Investors, unnerved by Argentina's $95-billion default in December, are selling Brazilian securities on concerns that leftist presidential candidate Luis Inacio Lula da Silva would raise spending and abandon a low-inflation policy in search of faster growth if he's elected in October. He has a wide lead in polls.

Also scaring the markets was the announcement that Argentina's central bank President Mario Blejer will resign five months after taking over the post. Central bank Vice President Aldo Pignanelli will take over the bank temporarily after the resignation June 30.

The plunge in Brazilian securities has raised concern the country is losing access to capital markets, making it hard for companies and the government to refinance debts. Brazil's $330-billion public debt dwarfs that of Argentina, accounting for three-quarters of gross domestic product.

Bonds, stocks and currencies tumbled across the region for a second day as investors sold securities in a bid to limit potential losses in Latin America. Investors are worried soaring interest rates in Brazil may make it hard for companies and the government to meet obligations after Oct. 6 elections.

"The view of international investors toward Brazil is catastrophic," said Rodrigo Campos at Opportunity Asset Management. "They don't understand well the mechanism Brazil uses to roll over the debt. They just see we have a huge debt, high interest rates and a great political risk this year."

Brazilian asset prices tumbled to their lows for the day after Treasury Secretary Paul H. O'Neill said the U.S. would oppose more International Monetary Fund aid for Brazil. He said the two-month slump in the country's financial markets was due to political concerns, not economic ones.

"Throwing the U.S. taxpayers' money at a political uncertainty in Brazil doesn't seem brilliant to me," O'Neill said.

Finance Minister Pedro Malan said in a speech Friday that Brazil's economy is sound and that declines in the country's bonds may be more closely related to sinking U.S. markets.

"Nothing really happened on the real side of the Brazilian economy in the past weeks that would justify a surge in the Brazilian sovereign risk," Malan said. "I wouldn't dismiss the possibility that some of this selling, mainly the larger volumes in most-traded bonds for emerging markets, is associated with soaring default rates in the U.S. corporate debt market."

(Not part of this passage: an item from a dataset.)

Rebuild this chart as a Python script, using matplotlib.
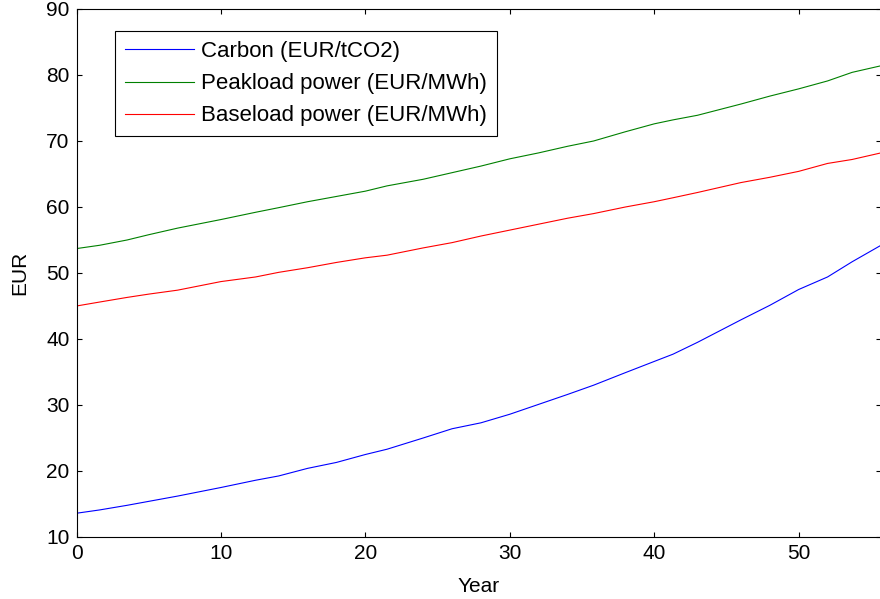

Brazil's central bank president, Arminio Fraga, acknowledged that his efforts to stem declines in currency and bonds by selling dollars, exchanging Treasury bills and keeping interest rates high have failed so far. "The market hasn't reacted yet the way I would like it to," he said at a news conference in Sao Paulo. "The central bank has been acting daily and adjusting its policies."

The Mexican peso declined 1.2% to 9.93 per dollar, while its stock index dropped 1.2% to 6,502.97. In Argentina, the peso fell 2.1% to 3.67 to the dollar and the Merval stock index fell 2.4% to 313.11. Chilean and Peruvian currencies also dropped.